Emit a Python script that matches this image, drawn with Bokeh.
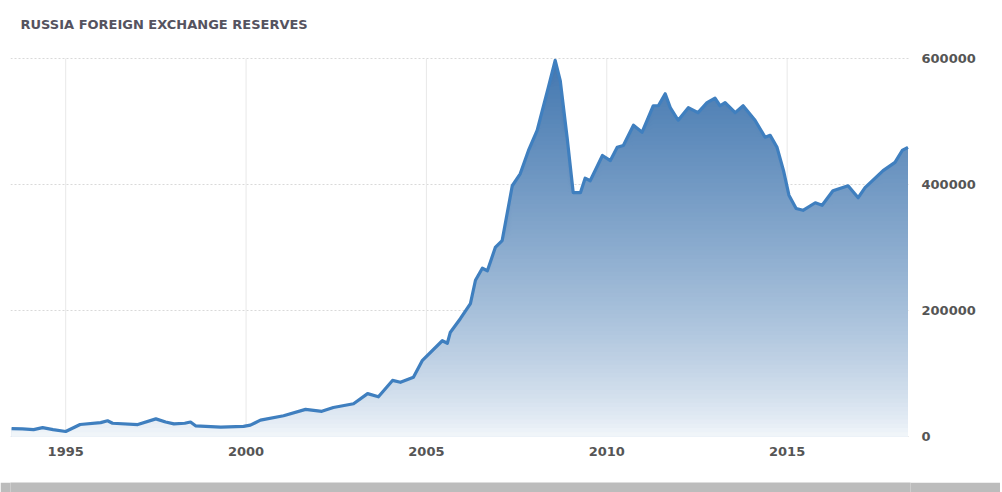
import numpy as np
from bokeh.plotting import figure
from bokeh.layouts import column
from bokeh.models import Range1d, FixedTicker, Title, BasicTickFormatter
from bokeh.embed import file_html
from bokeh.resources import INLINE

title_text = "RUSSIA FOREIGN EXCHANGE RESERVES"
x_ticks = [1995, 2000, 2005, 2010, 2015]
y_ticks = [0, 200000, 400000, 600000]

years = [1993.50, 1993.80, 1994.11, 1994.36, 1994.65, 1995.00, 1995.40, 1995.97,
         1996.16, 1996.30, 1997.00, 1997.50, 1997.77, 1998.00, 1998.30, 1998.46,
         1998.60, 1999.30, 1999.93, 2000.12, 2000.40, 2001.04, 2001.65, 2002.10,
         2002.42, 2002.98, 2003.37, 2003.67, 2004.06, 2004.28, 2004.64, 2004.89,
         2005.44, 2005.58, 2005.66, 2005.94, 2006.22, 2006.36, 2006.55, 2006.69,
         2006.91, 2007.10, 2007.38, 2007.60, 2007.83, 2008.07, 2008.21, 2008.38,
         2008.57, 2008.71, 2008.90, 2009.07, 2009.27, 2009.40, 2009.54, 2009.88,
         2010.10, 2010.29, 2010.46, 2010.74, 2010.98, 2011.29, 2011.43, 2011.62,
         2011.76, 2011.98, 2012.26, 2012.53, 2012.78, 2013.00, 2013.14, 2013.28,
         2013.56, 2013.78, 2014.11, 2014.39, 2014.53, 2014.72, 2014.90, 2015.05,
         2015.25, 2015.44, 2015.78, 2015.97, 2016.27, 2016.69, 2016.97, 2017.16,
         2017.66, 2017.99, 2018.19, 2018.35]
reserves = [12500, 12000, 11000, 14000, 11000, 8000, 19000, 22000,
            25000, 21000, 19000, 28000, 23000, 20000, 21000, 23000,
            17000, 15000, 16000, 18000, 26000, 33000, 43000, 40000,
            46000, 52000, 68000, 63000, 89000, 86000, 94000, 121000,
            152000, 148000, 165000, 187000, 211000, 248000, 267000, 263000,
            300000, 311000, 398000, 417000, 454000, 486000, 517000, 554000,
            597000, 565000, 475000, 387000, 387000, 410000, 406000, 446000,
            438000, 459000, 462000, 494000, 483000, 525000, 525000, 544000,
            522000, 502000, 522000, 514000, 530000, 537000, 525000, 530000,
            514000, 525000, 502000, 475000, 478000, 459000, 422000, 383000,
            362000, 359000, 371000, 367000, 390000, 398000, 379000, 395000,
            422000, 435000, 454000, 459000]

x = np.array(years)
v = np.array(reserves, dtype=float)

p = figure(width=1000, height=481, output_backend="svg", toolbar_location=None,
           x_range=Range1d(1993.47, 2018.42), y_range=Range1d(-6350, 634900),
           y_axis_location="right", min_border_left=10, min_border_right=90,
           min_border_top=36, min_border_bottom=41)
p.outline_line_color = None
p.background_fill_color = "white"
p.border_fill_color = "white"

t = Title(text=title_text, align="left", offset=10, standoff=10,
          text_font="DejaVu Sans", text_font_size="13px", text_font_style="bold",
          text_color="#55535f")
p.add_layout(t, "above")

# vertical grid lines, from the lowest to the highest y tick
p.segment(x0=x_ticks, x1=x_ticks, y0=[y_ticks[0]] * len(x_ticks),
          y1=[y_ticks[-1]] * len(x_ticks), line_color="#e8e8e8", line_width=1)

# gradient fill built from stacked bands (top color first, lighter ones over it)
top_c = np.array([68, 120, 176])
bot_c = np.array([246, 249, 252])
vmax = v.max()
levels = np.linspace(vmax, 0, 90)[:-1]
for b in levels:
    tt = (b / vmax) ** 0.75
    c = bot_c + (top_c - bot_c) * tt
    col = "#%02x%02x%02x" % tuple(int(round(k)) for k in c)
    p.varea(x=x, y1=np.zeros_like(v), y2=np.minimum(v, b), fill_color=col)

p.line(x, v, line_color="#3f7fbf", line_width=3.2, line_join="round")

p.xaxis.ticker = FixedTicker(ticks=x_ticks)
p.yaxis.ticker = FixedTicker(ticks=y_ticks)
p.yaxis.formatter = BasicTickFormatter(use_scientific=False)
for ax in (p.xaxis[0], p.yaxis[0]):
    ax.axis_line_color = None
    ax.major_tick_line_color = None
    ax.minor_tick_line_color = None
    ax.major_label_text_font = "DejaVu Sans"
    ax.major_label_text_font_style = "bold"
    ax.major_label_text_font_size = "13px"
    ax.major_label_text_color = "#555555"
p.xaxis.major_label_standoff = 0
p.yaxis.major_label_standoff = 5

p.xgrid.visible = False
p.ygrid.ticker = FixedTicker(ticks=y_ticks)
p.ygrid.grid_line_color = "#d9d9d9"
p.ygrid.grid_line_dash = "2 2"

# grey drop shadow under the chart card
s = figure(width=1000, height=11, output_backend="svg", toolbar_location=None,
           x_axis_type=None, y_axis_type=None, min_border_left=10,
           min_border_right=0, min_border_top=0, min_border_bottom=0,
           x_range=Range1d(0, 1), y_range=Range1d(0, 1))
s.outline_line_color = None
s.background_fill_color = "#bcbcbc"
s.border_fill_color = "#bcbcbc"

layout = column(p, s, spacing=0)
open("out.html", "w").write(file_html(layout, INLINE))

WRITTEN TASK –
Give again exactly the lines running from the beginning of the material above through the line that contains "from bokeh.resources import INLINE", and leave out every picture.

RESPONSE –
Emit a Python script that matches this image, drawn with Bokeh.
import numpy as np
from bokeh.plotting import figure
from bokeh.layouts import column
from bokeh.models import Range1d, FixedTicker, Title, BasicTickFormatter
from bokeh.embed import file_html
from bokeh.resources import INLINE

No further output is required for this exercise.